Einen eindeutigen Beleg für die Wirkmacht des Baclofens gegen den Suff blieb die Wissenschaft allerdings bislang schuldig. Die Charité-Untersuchung, an der Martin S. teilnahm, war jedoch die erste Studie, in der Baclofen in sehr hoher Dosierung mit einem Scheinmedikament verglichen wurde. Und das Ergebnis fiel klar positiv aus: Während der zwölf Wochen, in denen das Mittel verabreicht wurde, blieben von den 22 Patienten in der Baclofen-Gruppe 15 abstinent; von 21 Patienten, die ein Scheinmedikament erhielten, jedoch nur 5.
Zwar handelt es sich bei dieser Untersuchung nur um eine Pilotstudie. Doch derzeit werten französische Wissenschaftler zwei große Studien mit jeweils mehr als 300 Teilnehmern aus - sollten die ähnlich positiv ausfallen, wird dies die Diskussion um Baclofen in Deutschland anheizen.
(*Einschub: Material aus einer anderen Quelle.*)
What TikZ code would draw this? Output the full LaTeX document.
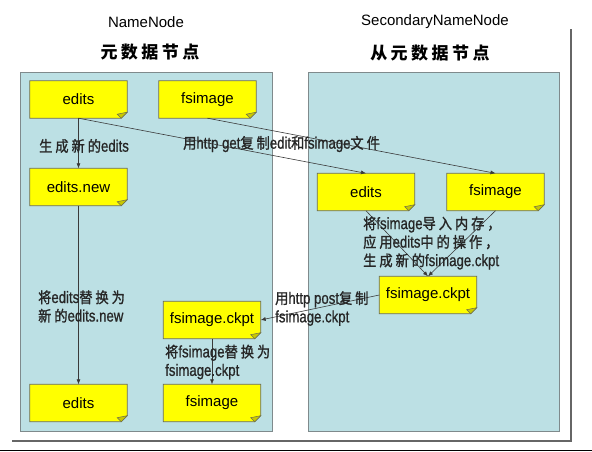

Die französische Pharmafirma Ethypharm, die eine der beiden Untersuchungen durchführt, strebt langfristig sogar eine europaweite Zulassung für das Baclofen-Präparat Xylka an.
In Frankreich machte vor einigen Jahren ein Bestseller - der Erfahrungsbericht des Arztes Olivier Ameisen - das Mittel populär. Dort wird Baclofen mithilfe einer Sonderzulassung bereits von vielen Medizinern verordnet. Sogar Patienten, die den Alkohol noch gar nicht komplett aufgegeben haben, schlucken die Pille, um weniger zu trinken. "Abstinenz ist für mich nicht das Ziel, sondern eine Folge der Behandlung mit Baclofen", sagt der Pariser Professor Philippe Jaury, der eine der beiden französischen Studien leitet. Baclofen, so glauben manche Experten, könne fast wie eine Ersatzdroge wirken - ähnlich wie Methadon bei Heroinabhängigen.
In Deutschland hingegen ist die Gabe an Noch-Trinker für die meisten ein Tabu. Und nur wenige Ärzte verschreiben den Muskelentspanner "off-label", in diesem Fall also gegen die Sucht.
Die meisten Alkoholiker, die es geschafft haben, seit vielen Jahren trocken zu bleiben, stehen Baclofen skeptisch gegenüber. "Ich bin jetzt 71 und seit 33 Jahren trocken", sagt Helmut von den Anonymen Alkoholikern in Berlin. "In all diesen Jahren wurden, was Medikamente angeht, schon so viele Säue durchs Dorf getrieben - und nichts hat am Ende wirklich geholfen." Ein Alkoholiker müsse ein Leben lang abstinent bleiben, 30, 40, 50 Jahre lang. Mithilfe von Selbsthilfegruppen könne dies gelingen. "Aber welche Daten gibt es, die belegen, dass Baclofen auch so langfristig hilft?", fragt er. "Keine!"